Once St. Serapion set off for the city, following at a short distance
behind several of the monasterys brothers.
While they were traveling, a group of bandits attacked the monks who
were walking in front of their abbot and made off with many of the
church vessels they were carrying.
Terrified, the monks ran back to Serapion and told him what had
happened.
Great is God! said Serapion. I will not permit the unbelievers to
steal His sacred things!
With staff in hand, the elder raced ahead alone in pursuit of the
robbers. When the robbers turned back they saw a terrible flame
issuing forth from the elders staff and became greatly afraid.
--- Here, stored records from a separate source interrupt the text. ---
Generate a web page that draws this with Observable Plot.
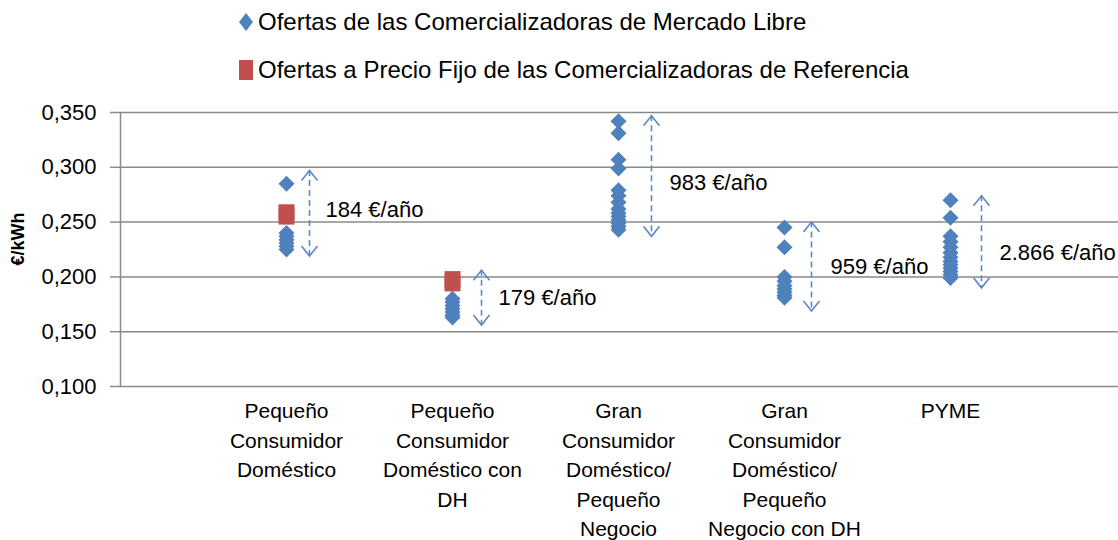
<!DOCTYPE html>
<html><head><meta charset="utf-8">
<script src="https://cdn.jsdelivr.net/npm/d3@7"></script>
<script src="https://cdn.jsdelivr.net/npm/@observablehq/plot@0.6"></script>
<style>
body{margin:0;background:#fff;font-family:"Liberation Sans",Arial,sans-serif;}
#legend{position:relative;height:92px;width:1118px;}
.row{position:absolute;left:236px;display:flex;align-items:center;font-size:24px;color:#000;height:30px;white-space:nowrap;}
.row svg{margin-right:2px;}
</style></head><body>
<div id="legend">
 <div class="row" style="top:7px"><svg width="20" height="24"><path d="M10,3L17,12L10,21L3,12Z" fill="#4f81bd"/></svg><span>Ofertas de las Comercializadoras de Mercado Libre</span></div>
 <div class="row" style="top:55px"><svg width="20" height="24"><rect x="3" y="2" width="14" height="20" fill="#c0504d"/></svg><span>Ofertas a Precio Fijo de las Comercializadoras de Referencia</span></div>
</div>
<div id="chart"></div>
<script>
// Categories and their axis labels
const categories = ["Pequeño Consumidor Doméstico", "Pequeño Consumidor Doméstico con DH", "Gran Consumidor Doméstico/Pequeño Negocio", "Gran Consumidor Doméstico/Pequeño Negocio con DH", "PYME"];
const categoryLabels = ["Pequeño\nConsumidor\nDoméstico", "Pequeño\nConsumidor\nDoméstico con\nDH", "Gran\nConsumidor\nDoméstico/\nPequeño\nNegocio", "Gran\nConsumidor\nDoméstico/\nPequeño\nNegocio con DH", "PYME"];

// Ofertas de las Comercializadoras de Mercado Libre (€/kWh)
const libreDomestico   = [0.285, 0.240, 0.237, 0.234, 0.231, 0.228, 0.225];
const libreDomesticoDH = [0.180, 0.177, 0.174, 0.171, 0.168, 0.165, 0.163];
const libreGran        = [0.342, 0.331, 0.307, 0.299, 0.279, 0.274, 0.268, 0.262, 0.258, 0.255, 0.252, 0.249, 0.246, 0.243];
const libreGranDH      = [0.245, 0.227, 0.200, 0.196, 0.192, 0.189, 0.186, 0.183, 0.181];
const librePyme        = [0.270, 0.254, 0.237, 0.232, 0.227, 0.222, 0.218, 0.214, 0.211, 0.208, 0.205, 0.202, 0.199];

// Ofertas a Precio Fijo de las Comercializadoras de Referencia (€/kWh)
const refDomestico   = [0.259, 0.255];
const refDomesticoDH = [0.198, 0.194];

// Range annotations
const rangeTop    = [0.297, 0.206, 0.347, 0.250, 0.274];
const rangeBottom = [0.219, 0.156, 0.237, 0.169, 0.190];
const rangeLabelY = [0.261, 0.181, 0.286, 0.209, 0.222];
const rangeLabels = ["184 €/año", "179 €/año", "983 €/año", "959 €/año", "2.866 €/año"];

// y ticks
const yTicks = [0.100, 0.150, 0.200, 0.250, 0.300, 0.350];

// layout (pixel offsets of annotations from the category centre)
const arrowDx = [23, 29, 33, 27, 31];
const textDx  = [39, 46, 51, 46, 49];

const libreSeries = [libreDomestico, libreDomesticoDH, libreGran, libreGranDH, librePyme];
const refSeries = [refDomestico, refDomesticoDH];
const libre = libreSeries.flatMap((vals, i) => vals.map(v => ({cat: categories[i], value: v})));
const ref = refSeries.flatMap((vals, i) => vals.map(v => ({cat: categories[i], value: v})));
const ranges = categories.map((c, i) => ({cat: c, top: rangeTop[i], bottom: rangeBottom[i], ly: rangeLabelY[i], label: rangeLabels[i]}));

const padStart = "_start", padEnd = "_end";
const labelOf = new Map(categories.map((c, i) => [c, categoryLabels[i]]));

const blue = "#4f81bd", red = "#c0504d", arrowColor = "#5a8ac6", grid = "#8a8a8a";
const chevUp = {draw(ctx){ctx.moveTo(-8, 10); ctx.lineTo(0, 0); ctx.lineTo(8, 10);}};
const chevDown = {draw(ctx){ctx.moveTo(-8, -10); ctx.lineTo(0, 0); ctx.lineTo(8, -10);}};

const annMarks = ranges.flatMap((d, i) => [
  Plot.ruleX([d], {x: "cat", y1: "top", y2: "bottom", dx: arrowDx[i], stroke: arrowColor, strokeWidth: 1.6, strokeDasharray: "6,4"}),
  Plot.dot([d], {x: "cat", y: "top", dx: arrowDx[i], symbol: chevUp, fill: "none", stroke: arrowColor, strokeWidth: 1.6}),
  Plot.dot([d], {x: "cat", y: "bottom", dx: arrowDx[i], symbol: chevDown, fill: "none", stroke: arrowColor, strokeWidth: 1.6}),
  Plot.text([d], {x: "cat", y: "ly", text: "label", dx: textDx[i], textAnchor: "start", fontSize: 22, fill: "#000"})
]);

const chart = Plot.plot({
  width: 1118, height: 448,
  marginLeft: 118, marginRight: 0, marginTop: 20, marginBottom: 154,
  style: {fontFamily: '"Liberation Sans", Arial, sans-serif', fontSize: "21px", color: "#000", background: "#fff"},
  x: {type: "point", domain: [padStart, ...categories, padEnd], padding: 0, axis: null, label: null},
  y: {domain: [0.1, 0.35], axis: null, label: null},
  marks: [
    Plot.ruleY(yTicks, {stroke: grid, strokeWidth: 1.5}),
    Plot.ruleX([padStart], {y1: 0.1, y2: 0.35, stroke: grid, strokeWidth: 1.5}),
    Plot.axisY(yTicks, {label: null, tickSize: 8, tickPadding: 14, stroke: grid, strokeWidth: 1.5, tickFormat: d => d3.format(".3f")(d).replace(".", ","), fontSize: 22, fill: "#000"}),
    Plot.axisX(categories, {label: null, tickSize: 0, tickPadding: 11, tickFormat: d => labelOf.get(d), lineHeight: 1.4, fontSize: 21, fill: "#000", lineAnchor: "top"}),
    Plot.text(["€/kWh"], {frameAnchor: "left", dx: -100, dy: 16, rotate: -90, fontWeight: "bold", fontSize: 18, fill: "#000"}),
    Plot.dot(libre, {x: "cat", y: "value", symbol: "diamond2", r: 7.2, fill: blue}),
    Plot.dot(ref, {x: "cat", y: "value", symbol: "square", r: 9, fill: red}),
    ...annMarks
  ]
});
document.getElementById("chart").appendChild(chart);
</script>
</body></html>
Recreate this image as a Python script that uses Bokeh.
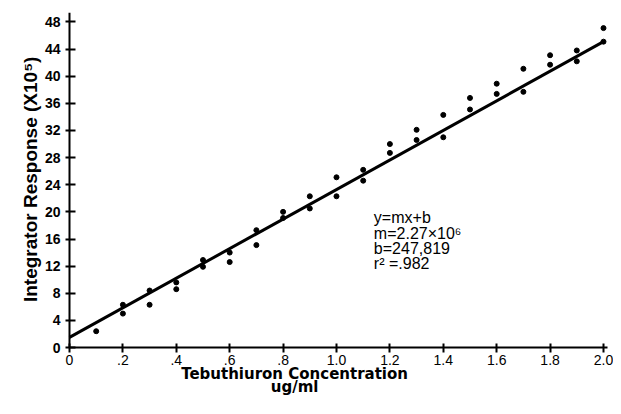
import math
from bokeh.plotting import figure
from bokeh.models import Label, FixedTicker, Range1d
from bokeh.embed import file_html
from bokeh.resources import INLINE

# ---- data ----
conc = [0.1,
        0.2, 0.2, 0.3, 0.3, 0.4, 0.4, 0.5, 0.5, 0.6, 0.6,
        0.7, 0.7, 0.8, 0.8, 0.9, 0.9, 1.0, 1.0, 1.1, 1.1,
        1.2, 1.2, 1.3, 1.3, 1.4, 1.4, 1.5, 1.5, 1.6, 1.6,
        1.7, 1.7, 1.8, 1.8, 1.9, 1.9, 2.0, 2.0]
response = [2.4,
            6.3, 5.0, 8.4, 6.3, 9.6, 8.6, 12.9, 11.9, 14.0, 12.6,
            17.3, 15.1, 20.0, 19.1, 22.3, 20.5, 25.1, 22.3, 26.2, 24.6,
            30.0, 28.7, 32.1, 30.6, 34.3, 31.0, 36.8, 35.1, 38.9, 37.4,
            41.1, 37.7, 43.1, 41.7, 43.8, 42.2, 47.1, 45.1]
fit_x = [0.0, 2.0]
fit_y = [1.5, 45.1]

x_ticks = [0, 0.2, 0.4, 0.6, 0.8, 1.0, 1.2, 1.4, 1.6, 1.8, 2.0]
x_tick_labels = ["0", ".2", ".4", ".6", ".8", "1.0", "1.2", "1.4", "1.6", "1.8", "2.0"]
y_ticks = [0, 4, 8, 12, 16, 20, 24, 28, 32, 36, 40, 44, 48]

eq_lines = ["y=mx+b", "m=2.27\u00d710\u2076", "b=247,819", "r\u00b2 =.982"]
x_title = "Tebuthiuron Concentration"
x_unit = "ug/ml"
y_title = "Integrator Response (X10\u2075)"

FONT = "Liberation Sans"
X_AXIS_END = 2.015
Y_TOP = 49.4

p = figure(width=613, height=398, output_backend="svg", toolbar_location=None,
           x_range=Range1d(-0.2584, 2.0375), y_range=Range1d(-7.52, Y_TOP),
           min_border_left=0, min_border_right=0, min_border_top=12,
           min_border_bottom=0)
p.grid.visible = False
p.outline_line_color = None
p.background_fill_color = "white"
p.border_fill_color = "white"

# axes (both drawn inside the frame, crossing at the origin)
for ax in (p.xaxis[0], p.yaxis[0]):
    ax.axis_line_width = 2
    ax.axis_line_color = "black"
    ax.major_tick_line_width = 2
    ax.major_tick_line_color = "black"
    ax.minor_tick_line_color = None
    ax.major_label_text_font = FONT
    ax.major_label_text_color = "black"

xa = p.xaxis[0]
xa.fixed_location = 0
xa.bounds = (0, X_AXIS_END)
xa.ticker = FixedTicker(ticks=x_ticks)
xa.major_label_overrides = dict(zip(x_ticks, x_tick_labels))
xa.major_tick_in = 4
xa.major_tick_out = 5
xa.major_label_standoff = 2
xa.major_label_text_font_size = "14px"

ya = p.yaxis[0]
ya.fixed_location = 0
ya.bounds = (0, Y_TOP)
ya.ticker = FixedTicker(ticks=y_ticks)
ya.major_tick_in = 6
ya.major_tick_out = 4
ya.major_label_standoff = 5
ya.major_label_text_font_size = "14px"
ya.major_label_text_font_style = "bold"

# marks
p.line(fit_x, fit_y, line_width=3, line_color="black")
p.scatter(conc, response, size=5, fill_color="black", line_color="black")

# y-axis title
p.add_layout(Label(x=-0.146, y=24.8, text=y_title, angle=math.pi / 2,
                   text_font=FONT, text_font_size="19px", text_font_style="bold",
                   text_align="center", text_baseline="middle", text_color="black"))

# equation block
eq_y = [19.1, 16.85, 14.6, 12.35]
for txt, yy in zip(eq_lines, eq_y):
    p.add_layout(Label(x=1.14, y=yy, text=txt, text_font=FONT, text_font_size="16px",
                       text_baseline="middle", text_align="left", text_color="black"))

# x-axis titles (off-centre, two lines)
p.add_layout(Label(x=0.843, y=-3.85, text=x_title, text_font="DejaVu Sans",
                   text_font_size="15px", text_font_style="bold", text_align="center",
                   text_baseline="middle", text_color="black"))
p.add_layout(Label(x=0.843, y=-5.85, text=x_unit, text_font="DejaVu Sans",
                   text_font_size="15px", text_font_style="bold", text_align="center",
                   text_baseline="middle", text_color="black"))

open("out.html", "w").write(file_html(p, INLINE))
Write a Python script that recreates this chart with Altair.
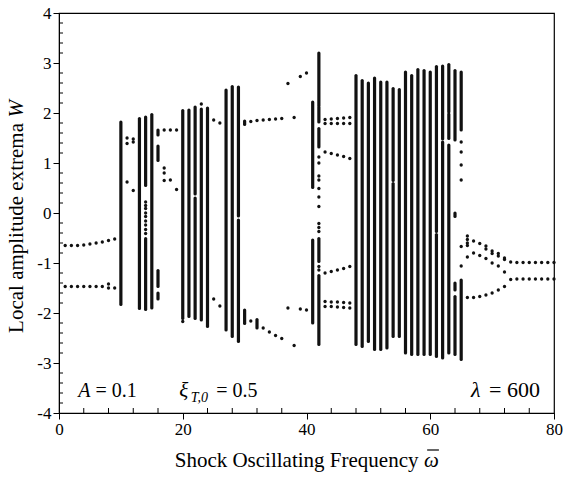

They
abandoned the donkey that had been carrying their spoils and took to
their heels. Another time Serapion suddenly burst out of his cell and
cried to the brothers, Woe is me! Woe is me! Robbers have attacked the
servants on their way to the monastery!
Having made this frightening announcement, he returned to his cell and
began to pray. After a few hours the distraught servants arrived at
the monastery and reported that bandits had attacked them along the
way. The servants said that, when fleeing their attackers, they had
abandoned the mules that were hauling the monasterys property. A short
time later the mules arrived at the monastery unaccompanied, bearing
their load as before.
St. Serapion eventually abandoned his leadership of the monastery. He
was tonsured into the great schema and withdrew into seclusion. Soon
after, God revealed to him that his death was near, and he asked the
brothers to bury him under the church gates, in a grave that he had
prepared for himself. He intended for all who entered there to walk
over his grave.
St. Serapion reposed in the year 1774.